Banyaknya masyarakat maupun individu-individu yang bergabung dalam gerakan ini, menjadi tanda keberhasilan kampanye Extinction Rebellion Indonesia, termasuk bertambahnya pengikut di Instagram.
“Karena kami selalu mengadakan diskusi, baik itu rolling kampus, pernah juga sekolah, dan banyak orang yang aware dengan isu ini,” ungkap Yudi.
8. Extinction Rebellion Indonesia nilai pemerintah belum serius menangani krisis iklim

Yudi juga menilai ada berbagai kebijakan dari pemerintah yang tidak bijak, seperti Undang-Undang Cipta Kerja yang terus dipaksakan meski konstitusional, Undang-Undang Minerba dan sebagainya. Tidak hanya itu, 16 dari 30 orang di kabinet Jokowi adalah pengusaha industri ekstraktif.
“Selama sistem kita masih dikuasai oleh para pemimpin yang tidak bijak, kita tidak bisa keluar dari krisis apa pun, termasuk krisis iklim. Kebijakan iklim Indonesia sama sekali tidak ambisius, bahkan malah menyalahkan curah hujan yang tinggi," kata dia.
“Kebijakan iklim Indonesia akan membawa kita ke tiga sampai empat derajat pemanasan global. Pada tahun 2016, pemerintah sudah meratifikasi Paris Agreement, melalui Undang-Undang Nomor 16 Tahun 2016. Tapi, kebijakan yang dikeluarkan oleh pemerintah itu bertentangan dengan kesepakatan Paris Agreement,” jelas Yudi.
9. Extinction Rebellion Indonesia ingin menyebarkan kebenaran, namun butuh dukungan dari Presiden

Untuk bisa meningkatkan jangkauan dan memperluas gerakan ini. Yudi menilai Extinction Rebellion Indonesia perlu menyebarkan kebenaran. Namun, dalam melakukannya tentu harus didukung oleh presiden dengan mendeklarasikan darurat iklim.

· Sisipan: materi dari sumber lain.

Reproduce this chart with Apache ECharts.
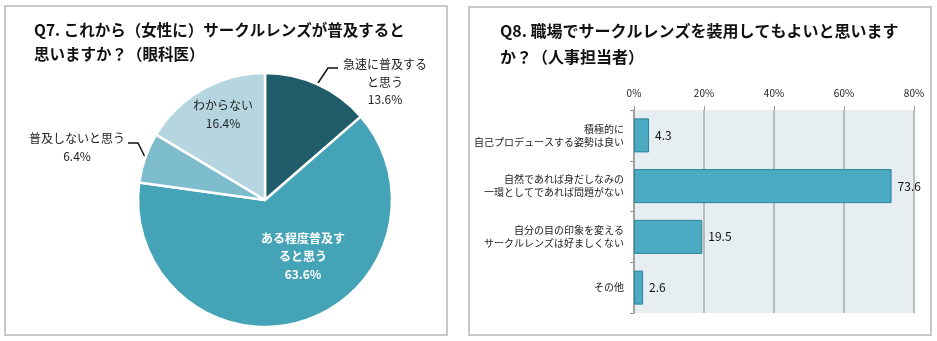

“Katakan kebenaran, saat ini, hari ini, kita sudah ada di titik krisis, dan itu harus dimulai dari tingkat tertinggi negara,” kata Yudi.
Di sisi lain, media-media juga harus menyebarkan berita kebenaran tentang krisis iklim ini. Adapun lingkup pendidikan yang juga harus harus memasukkan isu krisis iklim ini ke dalam kurikulum agar menimbulkan kesadaran di masyarakat dan generasi muda, kata Yudi.
Namun, sebelum melakukan semua hal itu, perlu dimulai dari rumah sendiri untuk meningkatkan kesadaran akan krisis iklim ini.